Ama Gazze’de tehcir ve katliam kesintisiz sürüyormuş ne gam! ABD’nin savaş aparatı İsrail saldırganlığı sınır tanımıyor.

Açıklamalar bakılırsa, belli ki ABD ve İsrail, ulus devletten federasyona geçiş için Türkiye’ye büyük kolaylık sağlayacak… Bu nedenle olmalı, sosyalistler, Kürtler, İslamcılar, sosyal demokratlar, milliyetçi hareket bir araya gelerek “süreç komisyonu” oluşturdu.

Türkiye’nin ulus devletten federasyona dönüşüm öyküsünde, Türk kimliği günah keçisi ilan edilerek varılmak istenen hedef, demokrasi, insan hakları, eşitlik, özgürlük, emperyalizm, ırkçılık gibi kavram ve olgularla kamufle edildi.

Halbuki, meselemiz, insanın değerini ve insan haklarını önceleyen yönetim biçiminin inşasıdır. İnsan haklarına dayalı devlet.

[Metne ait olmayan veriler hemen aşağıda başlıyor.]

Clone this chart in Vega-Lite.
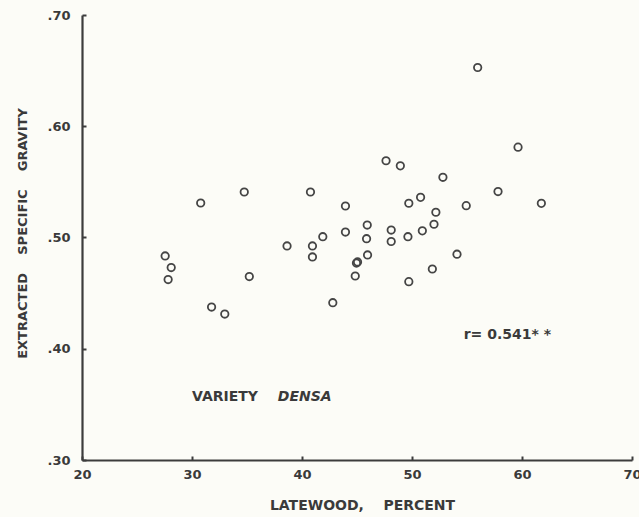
{
  "$schema": "https://vega.github.io/schema/vega-lite/v6.json",
  "autosize": "none",
  "width": 550,
  "height": 445,
  "padding": {"left": 82, "top": 15, "right": 7, "bottom": 57},
  "background": "#fcfcf7",
  "config": {
    "view": {"stroke": null},
    "font": "DejaVu Sans"
  },
  "datasets": {
    "pts": [
      {"latewood": 27.56, "sg": 0.4834},
      {"latewood": 28.11, "sg": 0.4730},
      {"latewood": 27.83, "sg": 0.4622},
      {"latewood": 30.79, "sg": 0.5310},
      {"latewood": 31.78, "sg": 0.4375},
      {"latewood": 32.98, "sg": 0.4312},
      {"latewood": 34.75, "sg": 0.5409},
      {"latewood": 35.21, "sg": 0.4649},
      {"latewood": 38.64, "sg": 0.4924},
      {"latewood": 40.77, "sg": 0.5409},
      {"latewood": 40.95, "sg": 0.4924},
      {"latewood": 40.95, "sg": 0.4825},
      {"latewood": 41.89, "sg": 0.5007},
      {"latewood": 42.80, "sg": 0.4414},
      {"latewood": 43.95, "sg": 0.5283},
      {"latewood": 43.95, "sg": 0.5049},
      {"latewood": 44.84, "sg": 0.4654},
      {"latewood": 44.95, "sg": 0.4770},
      {"latewood": 45.05, "sg": 0.4780},
      {"latewood": 45.93, "sg": 0.5112},
      {"latewood": 45.87, "sg": 0.4989},
      {"latewood": 45.96, "sg": 0.4843},
      {"latewood": 47.64, "sg": 0.5690},
      {"latewood": 48.94, "sg": 0.5644},
      {"latewood": 48.11, "sg": 0.5067},
      {"latewood": 48.11, "sg": 0.4964},
      {"latewood": 49.63, "sg": 0.5007},
      {"latewood": 49.71, "sg": 0.5308},
      {"latewood": 49.71, "sg": 0.4603},
      {"latewood": 50.78, "sg": 0.5361},
      {"latewood": 50.94, "sg": 0.5060},
      {"latewood": 51.85, "sg": 0.4717},
      {"latewood": 52.00, "sg": 0.5119},
      {"latewood": 52.17, "sg": 0.5227},
      {"latewood": 52.81, "sg": 0.5541},
      {"latewood": 54.09, "sg": 0.4850},
      {"latewood": 54.93, "sg": 0.5286},
      {"latewood": 55.97, "sg": 0.6528},
      {"latewood": 57.82, "sg": 0.5413},
      {"latewood": 59.64, "sg": 0.5812},
      {"latewood": 61.76, "sg": 0.5307}
    ],
    "notes": [
      {"x": 30.0, "y": 0.3570, "label": "VARIETY"},
      {"x": 54.7, "y": 0.4120, "label": "r= 0.541*\u00a0*"}
    ],
    "notesItalic": [
      {"x": 37.8, "y": 0.3570, "label": "DENSA"}
    ]
  },
  "layer": [
    {
      "data": {"name": "pts"},
      "mark": {"type": "point", "shape": "circle", "filled": false, "size": 55, "strokeWidth": 1.8, "color": "#454545", "opacity": 1},
      "encoding": {
        "x": {
          "field": "latewood", "type": "quantitative",
          "scale": {"domain": [20, 70], "nice": false, "zero": false},
          "axis": {
            "values": [20, 30, 40, 50, 60, 70],
            "grid": false,
            "tickSize": -4, "tickWidth": 2, "tickColor": "#3c3c3c",
            "domainColor": "#3c3c3c", "domainWidth": 2.2,
            "labelFont": "DejaVu Sans", "labelFontWeight": "bold", "labelFontSize": 13,
            "labelColor": "#3a3a3a", "labelPadding": 12, "labelFlush": false,
            "title": "LATEWOOD,\u00a0\u00a0\u00a0 PERCENT",
            "titleFont": "DejaVu Sans", "titleFontWeight": "bold", "titleFontSize": 14,
            "titleColor": "#3a3a3a",
            "titleX": 280, "titleY": 45, "titleAlign": "center", "titleBaseline": "middle"
          }
        },
        "y": {
          "field": "sg", "type": "quantitative",
          "scale": {"domain": [0.3, 0.7], "nice": false, "zero": false},
          "axis": {
            "values": [0.3, 0.4, 0.5, 0.6, 0.7],
            "labelExpr": "substring(format(datum.value, '.2f'), 1)",
            "grid": false,
            "tickSize": -4, "tickWidth": 2, "tickColor": "#3c3c3c",
            "domainColor": "#3c3c3c", "domainWidth": 2.2,
            "labelFont": "DejaVu Sans", "labelFontWeight": "bold", "labelFontSize": 13,
            "labelColor": "#3a3a3a", "labelPadding": 16, "labelFlush": false,
            "title": "EXTRACTED\u00a0\u00a0\u00a0 SPECIFIC\u00a0\u00a0\u00a0 GRAVITY",
            "titleFont": "DejaVu Sans", "titleFontWeight": "bold", "titleFontSize": 13,
            "titleColor": "#3a3a3a",
            "titleAngle": 270, "titleX": -60, "titleY": 218,
            "titleAlign": "center", "titleBaseline": "middle"
          }
        }
      }
    },
    {
      "data": {"name": "notes"},
      "mark": {"type": "text", "align": "left", "baseline": "middle", "font": "DejaVu Sans", "fontWeight": "bold", "fontSize": 14, "color": "#3a3a3a"},
      "encoding": {
        "x": {"field": "x", "type": "quantitative"},
        "y": {"field": "y", "type": "quantitative"},
        "text": {"field": "label"}
      }
    },
    {
      "data": {"name": "notesItalic"},
      "mark": {"type": "text", "align": "left", "baseline": "middle", "font": "DejaVu Sans", "fontWeight": "bold", "fontStyle": "italic", "fontSize": 14, "color": "#3a3a3a"},
      "encoding": {
        "x": {"field": "x", "type": "quantitative"},
        "y": {"field": "y", "type": "quantitative"},
        "text": {"field": "label"}
      }
    }
  ]
}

Efendilerin meselesi ise, destekledikleri veya çıkardıkları çatışmaları kullanarak toplumları sorgusuz sualsiz itaatkâr sürülere dönüştürmek.

Bu amaç için din ve etnisite grupları kullanılıyor. Hedef, Emevî İslamı en üst kimlik kabul edilerek, federasyon veya benzeri bir yapılanmayı gerçekleştirmek. Tarih tekerrür eder mi, göreceğiz...

Öte yanda, solda doksanlardan beri süren çöküşün muhasebesini yapmak yerine Kürt milliyetçiliğinde teselli arayışları, ABD himayesinde sürüyor.

Evet, Ortadoğu bir Gayya Kuyusu; Binlerce yıldır böyle gelmiş böyle gidiyor.

Ancak Türkiye’nin Ortadoğu ilişkilerinde yeni diplomatik tercihlerine bakılırsa, ülkeyi bekleyen tehlike büyük.

Akşamdan sabaha değişen politik ilişkileriyle uluslararası ün yapan Ortadoğu’da, Cumhuriyet’in yüzyıllık dış politikasını terk etmenin bedeli çok ağır olabilir.